### Instructions to follow
The line containing "(0,172) -- (90,172);" marks the end: extract everything from the first line of the data through that line, exactly, with no pictures.

### Given information
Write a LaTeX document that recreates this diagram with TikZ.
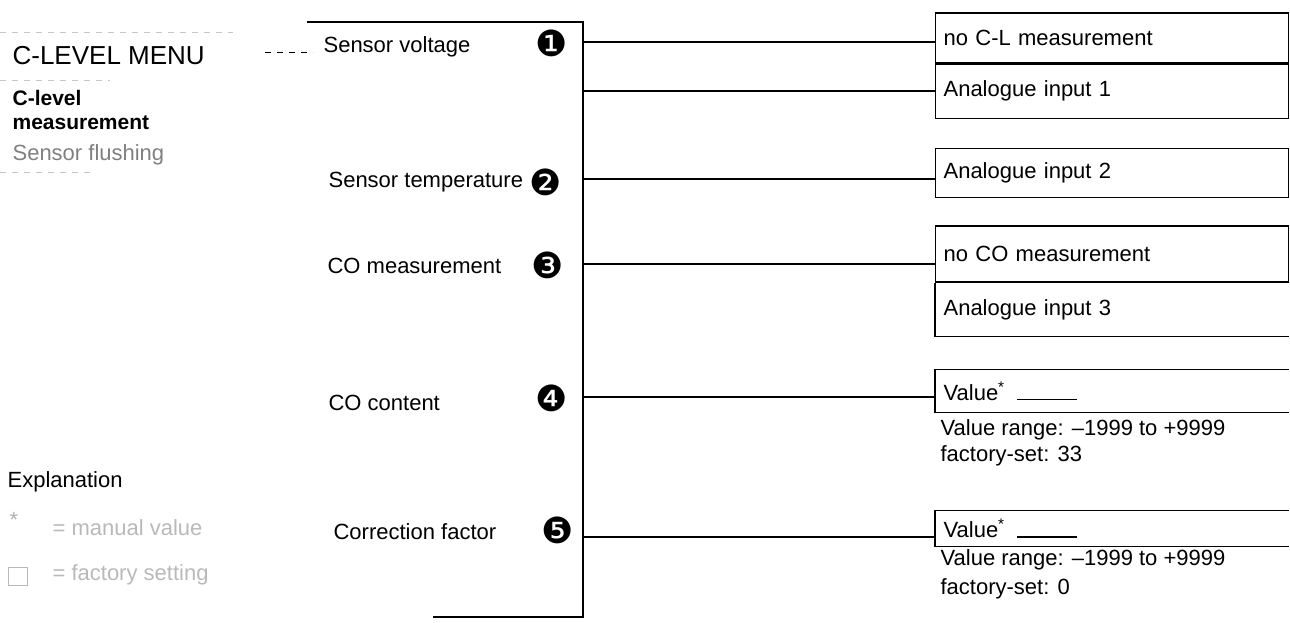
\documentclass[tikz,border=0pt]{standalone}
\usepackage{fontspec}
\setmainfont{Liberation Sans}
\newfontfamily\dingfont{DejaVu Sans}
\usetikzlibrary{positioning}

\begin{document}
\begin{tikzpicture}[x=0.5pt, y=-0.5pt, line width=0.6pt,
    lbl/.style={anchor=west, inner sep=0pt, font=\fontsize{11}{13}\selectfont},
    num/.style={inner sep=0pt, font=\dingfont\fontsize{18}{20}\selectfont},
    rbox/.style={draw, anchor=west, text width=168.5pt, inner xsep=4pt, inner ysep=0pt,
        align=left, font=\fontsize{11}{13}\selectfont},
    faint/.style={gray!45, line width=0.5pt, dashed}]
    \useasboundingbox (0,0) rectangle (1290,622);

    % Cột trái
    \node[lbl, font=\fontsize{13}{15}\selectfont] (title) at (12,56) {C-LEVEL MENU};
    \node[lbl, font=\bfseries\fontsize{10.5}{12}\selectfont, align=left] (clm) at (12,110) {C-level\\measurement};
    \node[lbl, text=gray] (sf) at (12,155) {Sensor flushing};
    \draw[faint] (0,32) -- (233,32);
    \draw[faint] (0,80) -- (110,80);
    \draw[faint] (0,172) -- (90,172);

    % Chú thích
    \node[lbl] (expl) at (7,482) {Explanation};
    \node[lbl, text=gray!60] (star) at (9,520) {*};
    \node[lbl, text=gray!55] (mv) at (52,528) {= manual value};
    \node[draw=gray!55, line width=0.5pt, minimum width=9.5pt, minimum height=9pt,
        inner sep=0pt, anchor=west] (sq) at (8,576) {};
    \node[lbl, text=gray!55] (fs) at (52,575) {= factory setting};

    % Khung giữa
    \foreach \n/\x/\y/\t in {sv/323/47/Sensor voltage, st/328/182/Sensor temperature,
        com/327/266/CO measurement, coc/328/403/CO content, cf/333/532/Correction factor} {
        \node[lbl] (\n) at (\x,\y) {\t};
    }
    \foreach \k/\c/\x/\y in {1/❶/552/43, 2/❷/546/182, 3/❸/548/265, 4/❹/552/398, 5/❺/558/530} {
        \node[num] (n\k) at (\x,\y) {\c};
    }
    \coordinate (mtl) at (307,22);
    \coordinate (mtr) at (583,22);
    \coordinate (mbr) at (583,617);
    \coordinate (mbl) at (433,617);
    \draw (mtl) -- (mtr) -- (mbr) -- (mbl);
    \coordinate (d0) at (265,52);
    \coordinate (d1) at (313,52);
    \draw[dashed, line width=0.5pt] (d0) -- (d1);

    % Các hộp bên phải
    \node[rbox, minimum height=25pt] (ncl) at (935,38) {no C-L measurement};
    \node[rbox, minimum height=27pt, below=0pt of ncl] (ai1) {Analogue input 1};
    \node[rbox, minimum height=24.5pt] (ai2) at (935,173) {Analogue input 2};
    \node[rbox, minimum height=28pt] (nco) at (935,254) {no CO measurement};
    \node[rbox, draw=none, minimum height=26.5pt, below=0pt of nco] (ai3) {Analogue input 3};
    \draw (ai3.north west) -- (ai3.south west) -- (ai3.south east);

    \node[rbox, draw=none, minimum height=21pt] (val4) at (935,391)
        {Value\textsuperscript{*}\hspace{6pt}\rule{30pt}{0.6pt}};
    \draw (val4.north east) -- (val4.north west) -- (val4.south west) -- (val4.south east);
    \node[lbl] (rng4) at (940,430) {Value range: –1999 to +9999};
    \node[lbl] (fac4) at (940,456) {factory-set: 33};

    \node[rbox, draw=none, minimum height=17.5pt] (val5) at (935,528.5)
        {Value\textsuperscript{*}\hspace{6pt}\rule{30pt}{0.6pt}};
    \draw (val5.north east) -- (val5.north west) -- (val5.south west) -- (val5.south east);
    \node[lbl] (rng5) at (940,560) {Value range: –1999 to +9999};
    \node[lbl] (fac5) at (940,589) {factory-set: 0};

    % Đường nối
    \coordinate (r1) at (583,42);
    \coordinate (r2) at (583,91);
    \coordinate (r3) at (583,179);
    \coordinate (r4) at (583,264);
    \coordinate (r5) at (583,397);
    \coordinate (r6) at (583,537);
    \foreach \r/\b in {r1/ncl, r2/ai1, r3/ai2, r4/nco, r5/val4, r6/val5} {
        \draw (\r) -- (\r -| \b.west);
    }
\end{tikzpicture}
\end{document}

### Solution to this problem
Write a LaTeX document that recreates this diagram with TikZ.
\documentclass[tikz,border=0pt]{standalone}
\usepackage{fontspec}
\setmainfont{Liberation Sans}
\newfontfamily\dingfont{DejaVu Sans}
\usetikzlibrary{positioning}

\begin{document}
\begin{tikzpicture}[x=0.5pt, y=-0.5pt, line width=0.6pt,
    lbl/.style={anchor=west, inner sep=0pt, font=\fontsize{11}{13}\selectfont},
    num/.style={inner sep=0pt, font=\dingfont\fontsize{18}{20}\selectfont},
    rbox/.style={draw, anchor=west, text width=168.5pt, inner xsep=4pt, inner ysep=0pt,
        align=left, font=\fontsize{11}{13}\selectfont},
    faint/.style={gray!45, line width=0.5pt, dashed}]
    \useasboundingbox (0,0) rectangle (1290,622);

    % Cột trái
    \node[lbl, font=\fontsize{13}{15}\selectfont] (title) at (12,56) {C-LEVEL MENU};
    \node[lbl, font=\bfseries\fontsize{10.5}{12}\selectfont, align=left] (clm) at (12,110) {C-level\\measurement};
    \node[lbl, text=gray] (sf) at (12,155) {Sensor flushing};
    \draw[faint] (0,32) -- (233,32);
    \draw[faint] (0,80) -- (110,80);
    \draw[faint] (0,172) -- (90,172);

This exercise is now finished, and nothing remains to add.